Today at Florida Mesa, I approached a 4th grader who had thought out her project and written a few sentences about what she loved about Durango. This was the creative process we chose for this school: we discussed the public art project, then the kids wrote down what they love about Durango and why, then they were to cut out symbols of Durango in silhouette. But this young lady was not creating the art project. She was fidgeting and clearly flustered.
”What’s going on?” I asked. “Why aren’t you drawing your symbol out?”
”May I read what you wrote? Maybe we can figure out where to start from there,” I offered.
She shrugged again.
”I like McDonalds and then going to the Rec,” she had written.
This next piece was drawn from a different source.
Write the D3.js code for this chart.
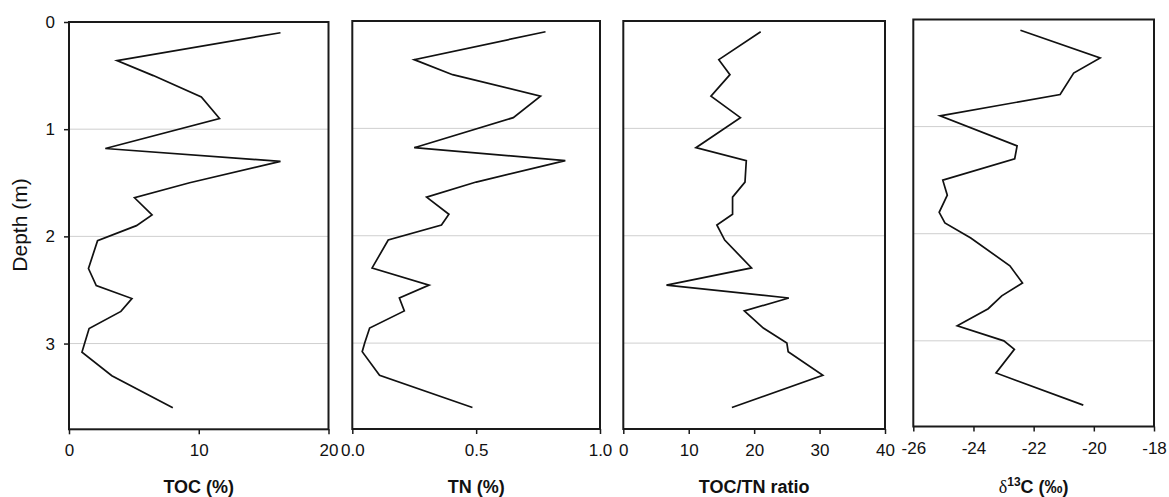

”This is great!” I said. “Are you having trouble deciding what your symbol should be?”
”I think I have to start over,” she said shyly.
”Why? I think this is a great idea.”
”It’s not important to everybody. It’s not important like trees or nature, or like firefighters or the train.”
”I have a hunch,” I said, “that it’s not just about McDonalds and the Rec. I bet you chose those things because it’s about time spent with your family; eating together and then playing together. Right? So McDonalds and the Rec is about family and fun.” She nodded emphatically.
”That is exactly what I am looking for. I don’t want you to guess what is important to the whole community. I want to know what is important to you.” She brightened up and gave me a great silhouette of a Big Mac. And I heard her explaining to her table, “Mine is about FAMILY.”
This went down perfectly in my opinion. Ideally I will be able to include all of the things that are important to the community, but the thing that will make this piece of art personal and quirky, special and interesting, will be stories like this one. I love that this little girl grasped a bigger story, too, and learned what symbolism is, and found her own symbol for something that ultimately IS important to the whole community: Family.